** WHAT YOU WILL DO **
Read the material below. Count the lines containing "this" and give that count alone.
-- Start of RECORDS TO USE --
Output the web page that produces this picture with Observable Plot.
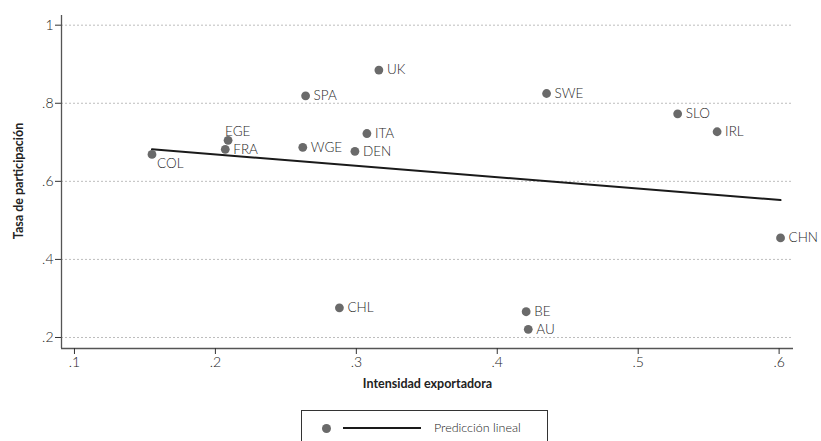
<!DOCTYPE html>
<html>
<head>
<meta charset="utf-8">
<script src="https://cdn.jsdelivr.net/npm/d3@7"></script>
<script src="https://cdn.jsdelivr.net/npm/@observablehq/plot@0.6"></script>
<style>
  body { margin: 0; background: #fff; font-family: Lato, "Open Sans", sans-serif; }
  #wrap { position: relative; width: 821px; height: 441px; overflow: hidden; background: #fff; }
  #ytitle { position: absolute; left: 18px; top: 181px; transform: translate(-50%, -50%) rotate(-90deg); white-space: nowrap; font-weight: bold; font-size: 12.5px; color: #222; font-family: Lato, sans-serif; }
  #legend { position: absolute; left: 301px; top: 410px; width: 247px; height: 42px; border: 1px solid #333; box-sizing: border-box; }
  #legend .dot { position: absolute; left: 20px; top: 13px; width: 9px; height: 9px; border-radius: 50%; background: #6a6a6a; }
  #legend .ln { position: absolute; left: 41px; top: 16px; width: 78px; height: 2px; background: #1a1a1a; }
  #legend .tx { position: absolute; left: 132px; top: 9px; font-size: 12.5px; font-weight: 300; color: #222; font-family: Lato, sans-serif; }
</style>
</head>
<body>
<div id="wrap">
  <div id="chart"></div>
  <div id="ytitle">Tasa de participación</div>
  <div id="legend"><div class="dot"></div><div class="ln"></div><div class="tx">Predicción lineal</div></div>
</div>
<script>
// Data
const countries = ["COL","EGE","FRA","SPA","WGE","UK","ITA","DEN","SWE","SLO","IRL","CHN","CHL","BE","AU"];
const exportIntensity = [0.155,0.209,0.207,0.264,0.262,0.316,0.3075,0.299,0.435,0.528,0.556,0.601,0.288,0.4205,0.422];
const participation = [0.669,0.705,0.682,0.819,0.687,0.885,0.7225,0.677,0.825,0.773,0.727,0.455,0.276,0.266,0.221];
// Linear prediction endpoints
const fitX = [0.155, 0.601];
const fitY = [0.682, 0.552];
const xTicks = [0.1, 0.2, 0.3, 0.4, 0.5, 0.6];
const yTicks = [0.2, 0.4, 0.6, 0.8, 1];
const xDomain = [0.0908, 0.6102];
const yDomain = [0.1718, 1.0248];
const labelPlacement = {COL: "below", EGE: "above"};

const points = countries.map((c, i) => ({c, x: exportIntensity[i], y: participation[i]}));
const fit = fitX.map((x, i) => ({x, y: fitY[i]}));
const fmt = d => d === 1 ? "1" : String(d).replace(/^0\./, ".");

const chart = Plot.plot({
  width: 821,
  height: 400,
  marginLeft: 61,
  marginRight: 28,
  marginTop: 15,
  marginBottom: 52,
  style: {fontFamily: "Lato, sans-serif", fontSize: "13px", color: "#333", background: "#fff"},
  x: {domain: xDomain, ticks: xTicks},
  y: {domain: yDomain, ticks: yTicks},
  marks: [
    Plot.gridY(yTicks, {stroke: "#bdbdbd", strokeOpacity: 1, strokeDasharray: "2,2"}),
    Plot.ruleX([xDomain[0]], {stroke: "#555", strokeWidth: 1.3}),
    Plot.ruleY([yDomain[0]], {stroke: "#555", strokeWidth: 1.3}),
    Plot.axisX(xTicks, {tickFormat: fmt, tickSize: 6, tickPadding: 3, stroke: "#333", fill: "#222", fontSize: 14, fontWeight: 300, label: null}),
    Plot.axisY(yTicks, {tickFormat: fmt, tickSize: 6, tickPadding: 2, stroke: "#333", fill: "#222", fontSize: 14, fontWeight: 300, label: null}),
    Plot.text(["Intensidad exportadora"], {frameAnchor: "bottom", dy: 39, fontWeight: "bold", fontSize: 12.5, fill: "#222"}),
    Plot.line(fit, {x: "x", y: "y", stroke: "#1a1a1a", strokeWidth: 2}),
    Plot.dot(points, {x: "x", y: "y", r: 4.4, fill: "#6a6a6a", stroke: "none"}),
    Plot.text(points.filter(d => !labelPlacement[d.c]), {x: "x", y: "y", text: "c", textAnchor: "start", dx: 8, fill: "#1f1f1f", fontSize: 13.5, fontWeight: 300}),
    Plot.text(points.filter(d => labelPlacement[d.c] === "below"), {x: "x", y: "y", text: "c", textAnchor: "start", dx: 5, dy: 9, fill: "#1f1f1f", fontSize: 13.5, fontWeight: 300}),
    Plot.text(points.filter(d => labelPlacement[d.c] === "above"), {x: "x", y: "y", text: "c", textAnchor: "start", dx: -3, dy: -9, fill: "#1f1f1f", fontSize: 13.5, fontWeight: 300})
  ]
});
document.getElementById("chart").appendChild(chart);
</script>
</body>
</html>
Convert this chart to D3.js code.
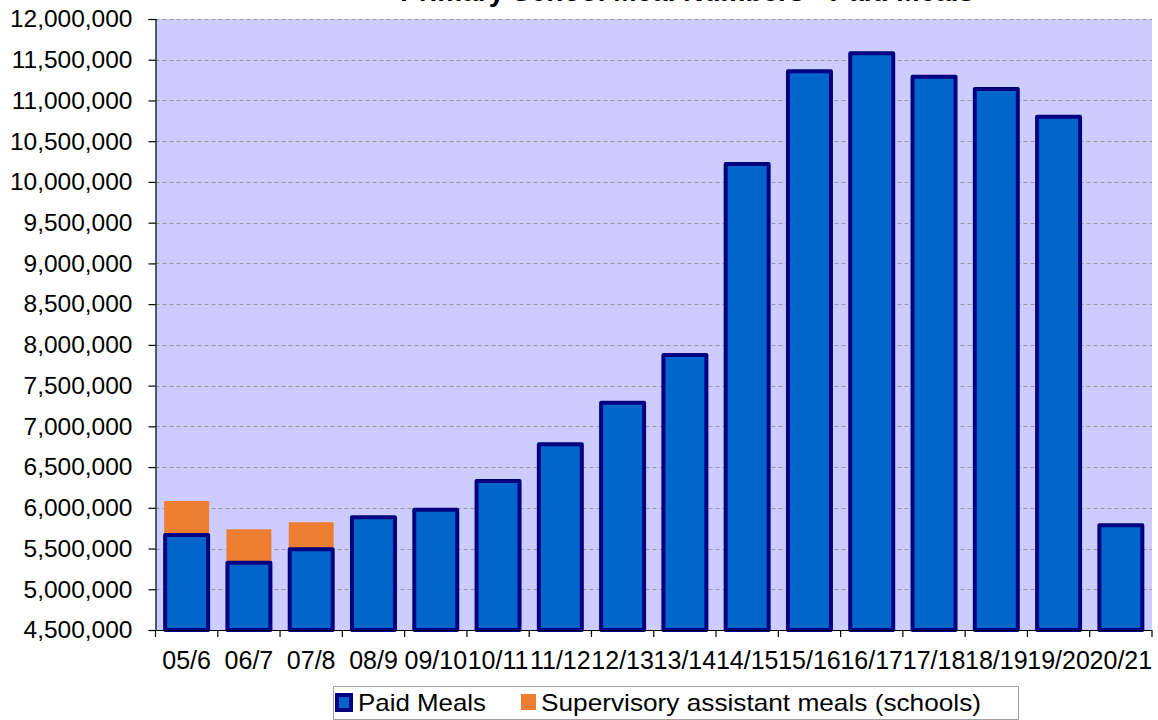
-- End of RECORDS TO USE --
** RIGHT ANSWER **
2